Pudge exist to fill the gap left behind by everyone else. While many of their contemporaries are searching new and uncharted fields, Pudge are sitting in a puddle of their own bodily fluids swigging cider and writing tunes. Having said that, since Chippy Tea, Pudge have learnt how to use samples – with all but one track beginning with a daft clip. I cannot begin to tell you how amazing this is.
‘Peggy Hill Boggle Champ’ picks up where their last record left off, quickly catching us up on what Pudge have been up to, “still drinkin’, still dreamin’”. A roaring belch indicates that the brief catch-up session is over, and we can get down to business. ‘Kirby’ thrashes it’s way aggressively into the fray – a battering two minutes of perverted pop punk.
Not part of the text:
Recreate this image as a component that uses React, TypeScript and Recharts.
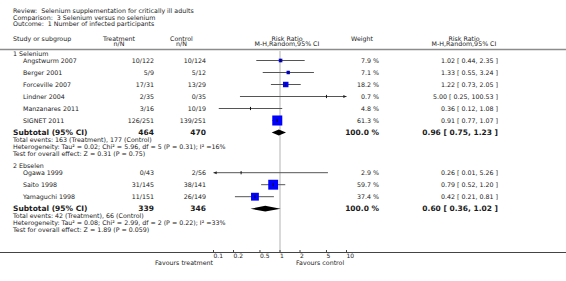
import React from 'react';
import { ComposedChart, XAxis, YAxis, Scatter, ErrorBar, Area } from 'recharts';

if (typeof document !== 'undefined') {
  document.body.style.margin = '0';
}

// ---------------- data ----------------
const reviewTitle = 'Review:  Selenium supplementation for critically ill adults';
const comparisonTitle = 'Comparison:  3 Selenium versus no selenium';
const outcomeTitle = 'Outcome:  1 Number of infected participants';

const groupLabels = ['1 Selenium', '2 Ebselen'];

const g1Studies = ['Angstwurm 2007', 'Berger 2001', 'Forceville 2007', 'Lindner 2004', 'Manzanares 2011', 'SIGNET 2011'];
const g1Treatment = ['10/122', '5/9', '17/31', '2/35', '3/16', '126/251'];
const g1Control = ['10/124', '5/12', '13/29', '0/35', '10/19', '139/251'];
const g1Weight = [7.9, 7.1, 18.2, 0.7, 4.8, 61.3];
const g1RR = [1.02, 1.33, 1.22, 5.0, 0.36, 0.91];
const g1Lo = [0.44, 0.55, 0.73, 0.25, 0.12, 0.77];
const g1Hi = [2.35, 3.24, 2.05, 100.53, 1.08, 1.07];

const g2Studies = ['Ogawa 1999', 'Saito 1998', 'Yamaguchi 1998'];
const g2Treatment = ['0/43', '31/145', '11/151'];
const g2Control = ['2/56', '38/141', '26/149'];
const g2Weight = [2.9, 59.7, 37.4];
const g2RR = [0.26, 0.79, 0.42];
const g2Lo = [0.01, 0.52, 0.21];
const g2Hi = [5.26, 1.2, 0.81];

const pooledRR = [0.96, 0.6];
const pooledLo = [0.75, 0.36];
const pooledHi = [1.23, 1.02];
const totalTreatment = [464, 339];
const totalControl = [470, 346];
const totalWeight = [100.0, 100.0];

const eventsNotes = [
  'Total events: 163 (Treatment), 177 (Control)',
  'Total events: 42 (Treatment), 66 (Control)',
];
const heterogeneityNotes = [
  'Heterogeneity: Tau\u00B2 = 0.02; Chi\u00B2 = 5.96, df = 5 (P = 0.31); I\u00B2 =16%',
  'Heterogeneity: Tau\u00B2 = 0.08; Chi\u00B2 = 2.99, df = 2 (P = 0.22); I\u00B2 =33%',
];
const effectNotes = [
  'Test for overall effect: Z = 0.31 (P = 0.75)',
  'Test for overall effect: Z = 1.89 (P = 0.059)',
];

const axisTicks = [0.1, 0.2, 0.5, 1, 2, 5, 10];
const axisDomain: [number, number] = [0.1, 10];
const noEffectValue = 1;
const favoursLeft = 'Favours treatment';
const favoursRight = 'Favours control';

// ---------------- layout / style ----------------
const W = 566;
const H = 281;
const FONT = "'DejaVu Sans', Verdana, sans-serif";
const TXT = '#1a1a1a';
const FS = 6.3;
const FS_BOLD = 7.5;
const Y_DOMAIN: [number, number] = [-5, 16];
const GROUP_START = [0, 9.35];
const GROUP_HEADER_OFFSET = -0.6;
const NOTE_OFFSETS = [0.58, 1.15, 1.72];
const DIAMOND_HALF = 0.24;
const REF_TOP = -0.8;
const X_AXIS_H = 28.5;
const MARGIN = { top: 0.5, right: 219.5, bottom: 0, left: 213.5 };
const COL_GROUP = 13;
const COL_STUDY = 23;
const COL_T = 154;
const COL_C = 206;
const COL_W = 379;
const COL_RR = 498;

const fmtCI = (rr: number, lo: number, hi: number) =>
  `${rr.toFixed(2)} [ ${lo.toFixed(2)}, ${hi.toFixed(2)} ]`;

const groups = [
  {
    label: groupLabels[0],
    studies: g1Studies.map((name, i) => ({
      name, t: g1Treatment[i], c: g1Control[i], w: g1Weight[i], rr: g1RR[i], lo: g1Lo[i], hi: g1Hi[i],
    })),
  },
  {
    label: groupLabels[1],
    studies: g2Studies.map((name, i) => ({
      name, t: g2Treatment[i], c: g2Control[i], w: g2Weight[i], rr: g2RR[i], lo: g2Lo[i], hi: g2Hi[i],
    })),
  },
];

const studyPoints: any[] = [];
const arrowPoints: any[] = [];
const tableRows: any[] = [];
const diamonds: any[][] = [];

groups.forEach((g, gi) => {
  const y0 = GROUP_START[gi];
  tableRows.push({ x: 1, y: y0 + GROUP_HEADER_OFFSET, kind: 'group', label: g.label });
  g.studies.forEach((s, i) => {
    const y = y0 + i;
    const lo = Math.max(s.lo, axisDomain[0]);
    const hi = Math.min(s.hi, axisDomain[1]);
    studyPoints.push({ x: s.rr, y, weight: s.w, err: [s.rr - lo, hi - s.rr] });
    if (s.lo < axisDomain[0]) arrowPoints.push({ x: axisDomain[0], y, dir: -1 });
    if (s.hi > axisDomain[1]) arrowPoints.push({ x: axisDomain[1], y, dir: 1 });
    tableRows.push({
      x: 1, y, kind: 'study', label: s.name, t: s.t, c: s.c,
      w: `${s.w.toFixed(1)} %`, ci: fmtCI(s.rr, s.lo, s.hi),
    });
  });
  const ys = y0 + g.studies.length;
  diamonds.push([
    { x: pooledLo[gi], band: [ys, ys] },
    { x: pooledRR[gi], band: [ys - DIAMOND_HALF, ys + DIAMOND_HALF] },
    { x: pooledHi[gi], band: [ys, ys] },
  ]);
  tableRows.push({
    x: 1, y: ys, kind: 'subtotal', label: 'Subtotal (95% CI)',
    t: String(totalTreatment[gi]), c: String(totalControl[gi]),
    w: `${totalWeight[gi].toFixed(1)} %`, ci: fmtCI(pooledRR[gi], pooledLo[gi], pooledHi[gi]),
  });
  [eventsNotes[gi], heterogeneityNotes[gi], effectNotes[gi]].forEach((txt, k) => {
    tableRows.push({ x: 1, y: ys + NOTE_OFFSETS[k], kind: 'note', label: txt });
  });
});

// vertical "no effect" line at RR = 1 (a y-direction error bar in an underlay chart)
const refMid = (REF_TOP + Y_DOMAIN[1]) / 2;
const refLinePoint = [{ x: noEffectValue, y: refMid, err: [refMid - REF_TOP, Y_DOMAIN[1] - refMid] }];

// ---------------- shapes ----------------
const EmptyShape = () => <g />;

const SquareShape = (props: any) => {
  const { cx, cy, payload } = props;
  const s = 1.28 * Math.sqrt(payload.weight);
  if (s < 3) return <g />;
  return <rect x={cx - s / 2} y={cy - s / 2} width={s} height={s} fill="#0000ff" />;
};

const TickShape = (props: any) => {
  const { cx, cy } = props;
  return <line x1={cx} x2={cx} y1={cy - 1.6} y2={cy + 1.6} stroke="#111" strokeWidth={1} />;
};

const ArrowShape = (props: any) => {
  const { cx, cy, payload } = props;
  const d = payload.dir;
  const pts = `${cx},${cy} ${cx - d * 3.2},${cy - 1.5} ${cx - d * 3.2},${cy + 1.5}`;
  return <polygon points={pts} fill="#222" />;
};

const TableRow = (props: any) => {
  const { cy, payload: r } = props;
  const t = (x: number, s: string, anchor: 'start' | 'end' | 'middle', bold = false) => (
    <text
      x={x}
      y={cy}
      textAnchor={anchor}
      dominantBaseline="central"
      fontFamily={FONT}
      fontSize={bold ? FS_BOLD : FS}
      fontWeight={bold ? 'bold' : 'normal'}
      fill={TXT}
    >
      {s}
    </text>
  );
  if (r.kind === 'group' || r.kind === 'note') return <g>{t(COL_GROUP, r.label, 'start')}</g>;
  if (r.kind === 'study')
    return (
      <g>
        {t(COL_STUDY, r.label, 'start')}
        {t(COL_T, r.t, 'end')}
        {t(COL_C, r.c, 'end')}
        {t(COL_W, r.w, 'end')}
        {t(COL_RR, r.ci, 'end')}
      </g>
    );
  return (
    <g>
      {t(COL_GROUP, r.label, 'start', true)}
      {t(COL_T, r.t, 'end', true)}
      {t(COL_C, r.c, 'end', true)}
      {t(COL_W, r.w, 'end', true)}
      {t(COL_RR, r.ci, 'end', true)}
    </g>
  );
};

const AxisTick = (props: any) => {
  const { x, y, payload } = props;
  return (
    <g>
      <line x1={x} x2={x} y1={y - 2.5} y2={y} stroke="#444" strokeWidth={1} />
      <text x={x} y={y + 3} textAnchor="start" dominantBaseline="central" fontFamily={FONT} fontSize={6} fill={TXT}>
        {String(payload.value)}
      </text>
    </g>
  );
};

// ---------------- component ----------------
const hdr = (x: number, y: number, s: string, anchor: 'start' | 'middle' | 'end' = 'middle') => (
  <text x={x} y={y} textAnchor={anchor} dominantBaseline="central" fontFamily={FONT} fontSize={FS} fill={TXT}
    style={{ whiteSpace: 'pre' }}>
    {s}
  </text>
);

const layerStyle: React.CSSProperties = { position: 'absolute', left: 0, top: 0 };

export default function App() {
  const axisY = H - X_AXIS_H;
  return (
    <div style={{ position: 'relative', width: W, height: H, overflow: 'hidden', background: '#fff' }}>
      {/* underlay: the no-effect line, drawn behind every mark */}
      <div style={layerStyle}>
        <ComposedChart width={W} height={H} margin={MARGIN}>
          <XAxis
            dataKey="x"
            type="number"
            scale="log"
            domain={axisDomain}
            ticks={axisTicks}
            axisLine={false}
            tickLine={false}
            tick={false}
            height={X_AXIS_H}
          />
          <YAxis type="number" domain={Y_DOMAIN} reversed hide />
          <Scatter data={refLinePoint} dataKey="y" shape={<EmptyShape />} isAnimationActive={false}>
            <ErrorBar dataKey="err" direction="y" width={0} stroke="#d9d9d9" strokeWidth={2} isAnimationActive={false} />
          </Scatter>
        </ComposedChart>
      </div>
      {/* main forest plot */}
      <div style={layerStyle}>
        <ComposedChart width={W} height={H} margin={MARGIN}>
          <XAxis
            dataKey="x"
            type="number"
            scale="log"
            domain={axisDomain}
            ticks={axisTicks}
            interval={0}
            axisLine={false}
            tickLine={false}
            tickSize={0}
            tickMargin={0}
            height={X_AXIS_H}
            tick={<AxisTick />}
          />
          <YAxis type="number" domain={Y_DOMAIN} reversed hide />
          {diamonds.map((d, i) => (
            <Area
              key={i}
              data={d}
              dataKey="band"
              type="linear"
              stroke="none"
              fill="#000"
              fillOpacity={1}
              dot={false}
              activeDot={false}
              isAnimationActive={false}
            />
          ))}
          <Scatter data={studyPoints} dataKey="y" shape={<SquareShape />} isAnimationActive={false} />
          <Scatter data={studyPoints} dataKey="y" shape={<TickShape />} isAnimationActive={false}>
            <ErrorBar dataKey="err" direction="x" width={0} stroke="#555" strokeWidth={1} isAnimationActive={false} />
          </Scatter>
          <Scatter data={arrowPoints} dataKey="y" shape={<ArrowShape />} isAnimationActive={false} />
          <Scatter data={tableRows} dataKey="y" shape={<TableRow />} isAnimationActive={false} />
        </ComposedChart>
      </div>
      <svg width={W} height={H} style={{ ...layerStyle, pointerEvents: 'none' }}>
        {hdr(13, 10.5, reviewTitle, 'start')}
        {hdr(13, 17.2, comparisonTitle, 'start')}
        {hdr(13, 23.9, outcomeTitle, 'start')}
        {hdr(13, 38, 'Study or subgroup', 'start')}
        {hdr(119, 38, 'Treatment')}
        {hdr(119, 43.7, 'n/N')}
        {hdr(181.5, 38, 'Control')}
        {hdr(181.5, 43.7, 'n/N')}
        {hdr(287, 38, 'Risk Ratio')}
        {hdr(287, 43.7, 'M-H,Random,95% CI')}
        {hdr(362, 38, 'Weight')}
        {hdr(464, 38, 'Risk Ratio')}
        {hdr(464, 43.7, 'M-H,Random,95% CI')}
        <line x1={0} x2={W} y1={49.5} y2={49.5} stroke="#8c8c8c" strokeWidth={1.5} />
        <line x1={0} x2={W} y1={axisY} y2={axisY} stroke="#444" strokeWidth={1} />
        {hdr(213, 262.5, favoursLeft, 'end')}
        {hdr(296, 262.5, favoursRight, 'start')}
      </svg>
    </div>
  );
}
This though, is all just a set-up for the second best sample-based intro to a song I’ve ever heard, as the Phoenix Club’s finest northern psychic Clinton Baptiste introduces us to ‘Clairvoyance’:
“Ay, don’t shoot the messenger! I’m only tellin’ you what the spirits are telling me’. Now, I’m getting’ the word… nonce.”
‘Clairvoyance’ is a grubby, thrashy, sweary piece of pop punk bollocks. And it is amazing. ‘Channel Hop’ follows on with similar haste and aggression, offering tales of woe about daytime TV and the hardships of being bored and unemployed, “I need something to put a smile on my face, it makes me feel like my afternoon was a waste.” Tell me about it, Pudge lad.
The lofty ‘Over To John Anderson’ looms over the horizon next, which contains incidentally, the best sample-based intro to a song I’ve ever heard. If you haven’t guessed by the title, or you weren’t into spandex-clad 90s game shows, then you may not understand the massive Gladiators clip that is played at the beginning of the song. If this is the case, I pity you. Christ though, does the song stands up to the weighty intro, “We’ve got our big foam ‘ands, we’ve got our big foam ‘ands! And another one bites the dust!”
I thought I had heard the best wanky pop punk song I was ever going to hear at the end of Chippy Tea, but ‘Over To John Anderson’ is actually, dare I say, better than ‘Sweetheart’. “Get some ciders in, we’ll fuckin’ drink until we’re dead, try not to piss the bed, again, remember what we said.” I absolutely detest the word ‘anthem’ because it is banded around far too often, but this track is an absolute punk anthem. Seriously.
With the cunningly titled EP, Pudge have somehow managed to take their completely non-pretentious brand of punk rock, and make it catchier, and trashier than ever before. I just want to say love to Pudge, and his big jug of cider.
While the punk rock monster continues to chew up every genre in its path, Pudge are more than happy to stay exactly where they are, and gorge on Strongbow instead. And it’s really hard to argue with that.